*Given request*. Write out the material exactly. Do not include the pictures.

┄┄┄┄┄┄┄┄┄┄

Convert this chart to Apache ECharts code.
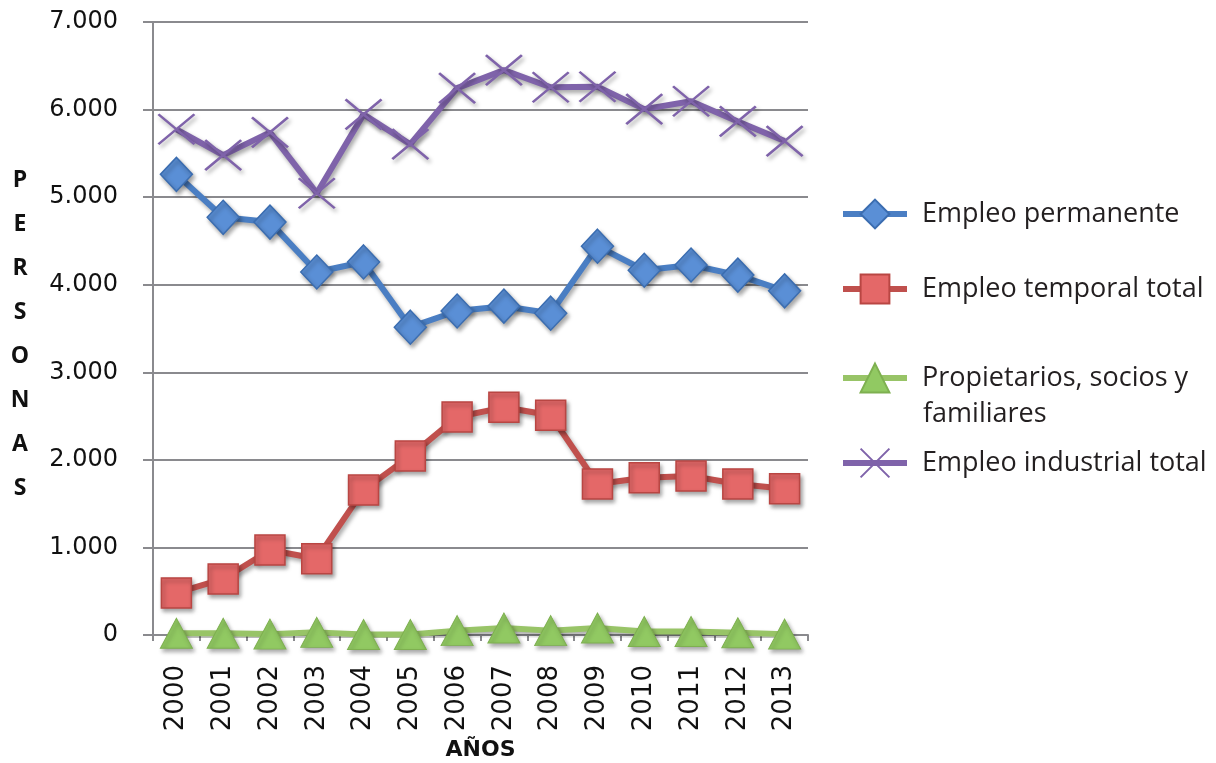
<!DOCTYPE html>
<html>
<head>
<meta charset="utf-8">
<script src="https://cdn.jsdelivr.net/npm/echarts@6/dist/echarts.min.js"></script>
<style>html,body{margin:0;padding:0;background:#fff}#c{width:1216px;height:763px}</style>
</head>
<body>
<div id="c"></div>
<script>
const years = ['2000','2001','2002','2003','2004','2005','2006','2007','2008','2009','2010','2011','2012','2013'];
const empleoPermanente = [5260,4770,4715,4145,4260,3515,3700,3755,3675,4440,4165,4225,4110,3930];
const empleoTemporal = [480,640,970,870,1655,2045,2490,2600,2510,1725,1795,1815,1725,1670];
const propietarios = [20,20,10,30,5,5,50,80,50,80,40,40,25,10];
const empleoIndustrial = [5775,5480,5740,5045,5945,5605,6245,6450,6255,6260,6005,6095,5865,5640];
const yTicks = ['0','1.000','2.000','3.000','4.000','5.000','6.000','7.000'];
const names = ['Empleo permanente','Empleo temporal total','Propietarios, socios y familiares','Empleo industrial total'];
const yTitle = 'PERSONAS';

const chart = echarts.init(document.getElementById('c'), null, {width:1216, height:763});
const shadow = {shadowColor:'rgba(0,0,0,0.35)', shadowBlur:4, shadowOffsetX:2, shadowOffsetY:3};
const grey = '#8a8a8e';
function legend(name, top, fmt){
  const l = {
    data:[name], left:835, top:top, orient:'vertical',
    itemWidth:64, itemHeight:36,
    lineStyle:{width:6},
    textStyle:{fontFamily:'Open Sans', fontSize:27, color:'#231f20', lineHeight:36, padding:[0,0,0,10]}
  };
  if (fmt) l.formatter = fmt;
  return l;
}
chart.setOption({
  animation:false,
  grid:{left:153, right:408, top:22, bottom:128, containLabel:false, outerBoundsMode:'none'},
  legend:[
    legend(names[0], 191),
    legend(names[1], 266),
    legend(names[2], 355, ()=> 'Propietarios, socios y'),
    legend(names[3], 440)
  ],
  graphic:[
    {type:'text', left:923, top:401, style:{text:'familiares', font:'27px "Open Sans"', fill:'#231f20'}},
    {type:'text', x:20, y:158, style:{text:yTitle.split('').join('\n'), font:'bold 23px "Open Sans"', lineHeight:44, fill:'#111', align:'center', verticalAlign:'top'}}
  ],
  xAxis:{
    type:'category', data:years, boundaryGap:true,
    axisLine:{lineStyle:{color:grey, width:2}},
    axisTick:{show:true, length:6, lineStyle:{color:grey, width:2}},
    axisLabel:{rotate:90, margin:30, fontFamily:'DejaVu Sans', fontSize:26, color:'#111'},
    name:'AÑOS', nameLocation:'middle', nameGap:100,
    nameTextStyle:{fontFamily:'DejaVu Sans', fontWeight:'bold', fontSize:22, color:'#111'}
  },
  yAxis:{
    type:'value', min:0, max:7000, interval:1000,
    axisLine:{show:true, lineStyle:{color:grey, width:2}},
    axisTick:{show:true, length:10, lineStyle:{color:grey, width:2}},
    splitLine:{lineStyle:{color:grey, width:2}},
    axisLabel:{margin:35, fontFamily:'DejaVu Sans', fontSize:24, color:'#111',
      formatter:(v)=>yTicks[Math.round(v/1000)]}
  },
  series:[
    {name:names[0], type:'line', data:empleoPermanente, symbol:'diamond', symbolSize:[32,34], z:4,
      color:'#4f81c4',
      lineStyle:Object.assign({color:'#4a7ec3', width:6}, shadow),
      itemStyle:Object.assign({color:'#5a8fd6', borderColor:'#3b6db0', borderWidth:1.5}, shadow)},
    {name:names[1], type:'line', data:empleoTemporal, symbol:'rect', symbolSize:[30,30], z:3,
      color:'#d65a57',
      lineStyle:Object.assign({color:'#c0504d', width:6}, shadow),
      itemStyle:Object.assign({color:'#e46868', borderColor:'#b94643', borderWidth:1.5}, shadow)},
    {name:names[2], type:'line', data:propietarios, symbol:'triangle', symbolSize:[32,30], z:5,
      color:'#92c863',
      lineStyle:Object.assign({color:'#98c467', width:6}, shadow),
      itemStyle:Object.assign({color:'#91c962', borderColor:'#7eb050', borderWidth:1}, shadow)},
    {name:names[3], type:'line', data:empleoIndustrial, symbol:'path://M0,0 L10,8 M10,0 L0,8', symbolSize:[36,30], z:2,
      color:'#7f63aa',
      lineStyle:Object.assign({color:'#7f63aa', width:6}, shadow),
      itemStyle:Object.assign({color:'#7f63aa', borderColor:'#7f63aa', borderWidth:2.5}, shadow)}
  ]
});
</script>
</body>
</html>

┄┄┄┄┄┄┄┄┄┄

*Solution for this task*.
Convert this chart to Apache ECharts code.
<!DOCTYPE html>
<html>
<head>
<meta charset="utf-8">
<script src="https://cdn.jsdelivr.net/npm/echarts@6/dist/echarts.min.js"></script>
<style>html,body{margin:0;padding:0;background:#fff}#c{width:1216px;height:763px}</style>
</head>
<body>
<div id="c"></div>
<script>
const years = ['2000','2001','2002','2003','2004','2005','2006','2007','2008','2009','2010','2011','2012','2013'];
const empleoPermanente = [5260,4770,4715,4145,4260,3515,3700,3755,3675,4440,4165,4225,4110,3930];
const empleoTemporal = [480,640,970,870,1655,2045,2490,2600,2510,1725,1795,1815,1725,1670];
const propietarios = [20,20,10,30,5,5,50,80,50,80,40,40,25,10];
const empleoIndustrial = [5775,5480,5740,5045,5945,5605,6245,6450,6255,6260,6005,6095,5865,5640];
const yTicks = ['0','1.000','2.000','3.000','4.000','5.000','6.000','7.000'];
const names = ['Empleo permanente','Empleo temporal total','Propietarios, socios y familiares','Empleo industrial total'];
const yTitle = 'PERSONAS';

const chart = echarts.init(document.getElementById('c'), null, {width:1216, height:763});
const shadow = {shadowColor:'rgba(0,0,0,0.35)', shadowBlur:4, shadowOffsetX:2, shadowOffsetY:3};
const grey = '#8a8a8e';
function legend(name, top, fmt){
  const l = {
    data:[name], left:835, top:top, orient:'vertical',
    itemWidth:64, itemHeight:36,
    lineStyle:{width:6},
    textStyle:{fontFamily:'Open Sans', fontSize:27, color:'#231f20', lineHeight:36, padding:[0,0,0,10]}
  };
  if (fmt) l.formatter = fmt;
  return l;
}
chart.setOption({
  animation:false,
  grid:{left:153, right:408, top:22, bottom:128, containLabel:false, outerBoundsMode:'none'},
  legend:[
    legend(names[0], 191),
    legend(names[1], 266),
    legend(names[2], 355, ()=> 'Propietarios, socios y'),
    legend(names[3], 440)
  ],
  graphic:[
    {type:'text', left:923, top:401, style:{text:'familiares', font:'27px "Open Sans"', fill:'#231f20'}},
    {type:'text', x:20, y:158, style:{text:yTitle.split('').join('\n'), font:'bold 23px "Open Sans"', lineHeight:44, fill:'#111', align:'center', verticalAlign:'top'}}
  ],
  xAxis:{
    type:'category', data:years, boundaryGap:true,
    axisLine:{lineStyle:{color:grey, width:2}},
    axisTick:{show:true, length:6, lineStyle:{color:grey, width:2}},
    axisLabel:{rotate:90, margin:30, fontFamily:'DejaVu Sans', fontSize:26, color:'#111'},
    name:'AÑOS', nameLocation:'middle', nameGap:100,
    nameTextStyle:{fontFamily:'DejaVu Sans', fontWeight:'bold', fontSize:22, color:'#111'}
  },
  yAxis:{
    type:'value', min:0, max:7000, interval:1000,
    axisLine:{show:true, lineStyle:{color:grey, width:2}},
    axisTick:{show:true, length:10, lineStyle:{color:grey, width:2}},
    splitLine:{lineStyle:{color:grey, width:2}},
    axisLabel:{margin:35, fontFamily:'DejaVu Sans', fontSize:24, color:'#111',
      formatter:(v)=>yTicks[Math.round(v/1000)]}
  },
  series:[
    {name:names[0], type:'line', data:empleoPermanente, symbol:'diamond', symbolSize:[32,34], z:4,
      color:'#4f81c4',
      lineStyle:Object.assign({color:'#4a7ec3', width:6}, shadow),
      itemStyle:Object.assign({color:'#5a8fd6', borderColor:'#3b6db0', borderWidth:1.5}, shadow)},
    {name:names[1], type:'line', data:empleoTemporal, symbol:'rect', symbolSize:[30,30], z:3,
      color:'#d65a57',
      lineStyle:Object.assign({color:'#c0504d', width:6}, shadow),
      itemStyle:Object.assign({color:'#e46868', borderColor:'#b94643', borderWidth:1.5}, shadow)},
    {name:names[2], type:'line', data:propietarios, symbol:'triangle', symbolSize:[32,30], z:5,
      color:'#92c863',
      lineStyle:Object.assign({color:'#98c467', width:6}, shadow),
      itemStyle:Object.assign({color:'#91c962', borderColor:'#7eb050', borderWidth:1}, shadow)},
    {name:names[3], type:'line', data:empleoIndustrial, symbol:'path://M0,0 L10,8 M10,0 L0,8', symbolSize:[36,30], z:2,
      color:'#7f63aa',
      lineStyle:Object.assign({color:'#7f63aa', width:6}, shadow),
      itemStyle:Object.assign({color:'#7f63aa', borderColor:'#7f63aa', borderWidth:2.5}, shadow)}
  ]
});
</script>
</body>
</html>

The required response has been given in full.